Vizio XVT553SV LCD HDTV
LED Goes Main Street
I’m a 3D fan to a point. But after a steady diet of four (or was it five) 3D flatpanel reviews in a row, the opportunity to take a brief vacation from those ubiquitous 3D glasses was a pleasure, even as three more 3D sets lay waiting in the wings for our probing eyes and meters. Vizio plans to release its own 3D sets soon, possibly even by the time you read this. But for now, the 2D XVT553SV is the company’s premier offering.
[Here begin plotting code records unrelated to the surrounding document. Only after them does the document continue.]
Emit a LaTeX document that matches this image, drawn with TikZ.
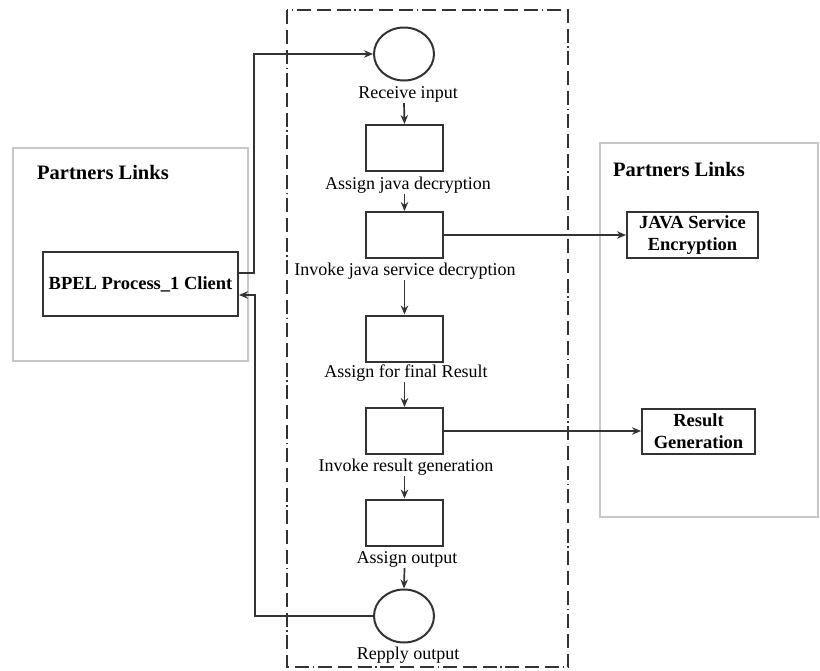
\documentclass[tikz,border=0pt]{standalone}
\usepackage{fontspec}
\setmainfont{Liberation Serif}
\usetikzlibrary{shapes.geometric,arrows.meta}
\begin{document}
\begin{tikzpicture}[x=1pt,y=-1pt,
  act/.style={draw=black!80, line width=2pt, minimum width=77pt, minimum height=46pt, inner sep=0pt},
  evt/.style={ellipse, draw=black!80, line width=2pt, minimum width=60pt, minimum height=53pt, inner sep=0pt},
  lbl/.style={font=\fontsize{18}{21}\selectfont, inner sep=1pt},
  part/.style={draw=black!80, line width=2pt, font=\bfseries\fontsize{18.5}{21.5}\selectfont, align=center, inner sep=0pt},
  grp/.style={draw=black!22, line width=2.5pt},
  grptitle/.style={font=\bfseries\fontsize{20.5}{24}\selectfont, anchor=base west, inner sep=0pt},
  lane/.style={draw=black!80, line width=2pt, dash pattern=on 14pt off 6pt on 14pt off 6pt on 14pt off 3.5pt on 1.5pt off 3.5pt},
  arr/.style={draw=black!80, line width=1.7pt, -{Stealth[length=9pt,width=7.5pt]}},
]
\useasboundingbox (0,0) rectangle (820,670);
\fill[white] (0,0) rectangle (820,670);

% partner link groups
\draw[grp] (13,148) rectangle (248,361);
\node[grptitle] (t1) at (37,179) {Partners Links};
\draw[grp] (600,143) rectangle (818,517);
\node[grptitle] (t2) at (613,176) {Partners Links};

% process lane
\draw[lane] (287,10) rectangle (568,667);

% process activities
\node[evt] (c1) at (404,54) {};
\node[lbl] (l0) at (408,94) {Receive input};
\node[act] (b1) at (404.5,148) {};
\node[lbl] (l1) at (408,185) {Assign java decryption};
\node[act] (b2) at (404.5,235) {};
\node[lbl] (l2) at (405,271) {Invoke java service decryption};
\node[act] (b3) at (404.5,338.5) {};
\node[lbl] (l3) at (406,373) {Assign for final Result};
\node[act] (b4) at (404.5,431) {};
\node[lbl] (l4) at (406,467) {Invoke result generation};
\node[act] (b5) at (404.5,522.5) {};
\node[lbl] (l5) at (407,559) {Assign output};
\node[evt] (c2) at (404,616) {};
\node[lbl] (l6) at (408,655) {Repply output};

% partners
\node[part, minimum width=195pt, minimum height=64pt] (client) at (140.5,284) {BPEL Process\_1 Client};
\node[part, minimum width=131pt, minimum height=46pt] (java) at (692.5,235) {JAVA Service\\Encryption};
\node[part, minimum width=113pt, minimum height=45pt] (res) at (698.5,431) {Result\\Generation};

% flow arrows
\draw[arr] (l0.south -| c1) -- (b1.north);
\draw[arr] (l1.south -| b1) -- (b2.north);
\draw[arr] (l2.south -| b2) -- (b3.north);
\draw[arr] (l3.south -| b3) -- (b4.north);
\draw[arr] (l4.south -| b4) -- (b5.north);
\draw[arr] (l5.south -| b5) -- (c2.north);

% invocations
\draw[arr] (b2.east) -- (java.west);
\draw[arr] (b4.east) -- (res.west);

% client links
\draw[arr] ([yshift=11pt]client.east) -- ++(15,0) |- (c1.west);
\draw[arr] (c2.west) -| ([xshift=16pt,yshift=-11pt]client.east) -- ([yshift=-11pt]client.east);
\end{tikzpicture}
\end{document}
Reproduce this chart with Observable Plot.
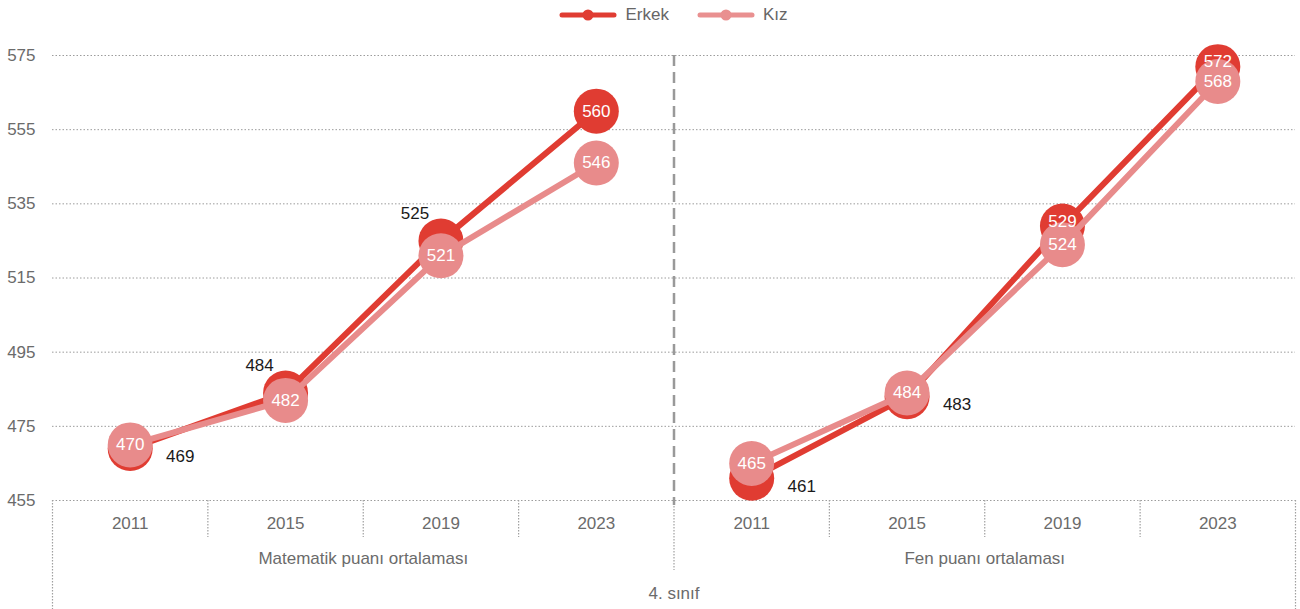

The current go-to features for buyers who aren’t yet turned on by the rush to 3D are LED back- or side-lighting, a big screen, and Internet connectivity. This 55-inch Vizio has them all.
The 2D Goodies
How soon we forget about those monstrous rear-projection sets. At 3 inches deep and 77 pounds, the Vizio XVT553SV would look anorexic next to any of them; but in today’s Jenny Craig flat-panel market, it can’t exactly brag about its waistline. But it can’t brag about a sticker-shock price, either; value is what Vizio is all about.
The XVT553SV has only one on-set control, a jag wheel that functions as an on/off switch, an input selector, a channel selector (for the onboard tuner), and a volume control for the set’s better-than-average audio. For those all-important video adjustments, you’ll need to keep the remote handy. Fortunately, apart from a lack of backlighting, the remote is a good one, with unique features that include both IR and Bluetooth operation plus a small, slide-out keyboard for use with the set’s Internet apps.
The set’s appearance, in basic black, is neat but not flashy. The brightly lit Vizio logo sits at the bottom center of the frame, and you can’t dim it or turn it off. The input complement, divided between the back and side panels, is more than sufficient. And while the screen is somewhat reflective, it’s far less so than many of its competitors.
Vizio’s owner’s manual is one of the clearest, least cluttered, and best organized we’ve seen. It even gives real explanations for most of the basic controls. For example, “The brightness control adjusts the black levels in the picture. If the brightness control is too low, you will not be able to see the detail in darker parts of the picture, and if the brightness is too high, the picture will look washed out.” When was the last time you saw a manual get that right—or even attempt to?
There are nine, count ’em, nine different preset Picture Modes: Standard, Movie, Game, Vivid, Football, Golf, Basketball, Baseball, and Custom. Why you would need different settings for football and golf is beyond me. I chose Movie for all of my testing. Each mode is separately adjustable and can also be set independently for each input.
There are high and low red, green, and blue adjustments for calibration but no color management system (CMS). A Color Enhancement feature, under the Advanced Picture menu, performs some minor color functions but is not a CMS.
The Smooth Motion control, or to use Vizio’s full designation, 240Hz SPS Smooth Motion, is also located in the Advanced Picture menu. This feature’s Motion Estimation/Motion Compensation (ME/MC) algorithm operates at the set’s true refresh rate of 120 hertz; backlight scanning gives this a 240-Hz effect. The Vizio interpolates the extra frames it needs to bring the source frame rate up to the set’s refresh rate when Smooth Motion is on; it simply repeats frames when Smooth Motion is off. Unfortunately, the set doesn’t display 24-fps material directly (or at a direct multiple of 24 fps) but first converts it to 60 Hz by adding 3:2 pulldown.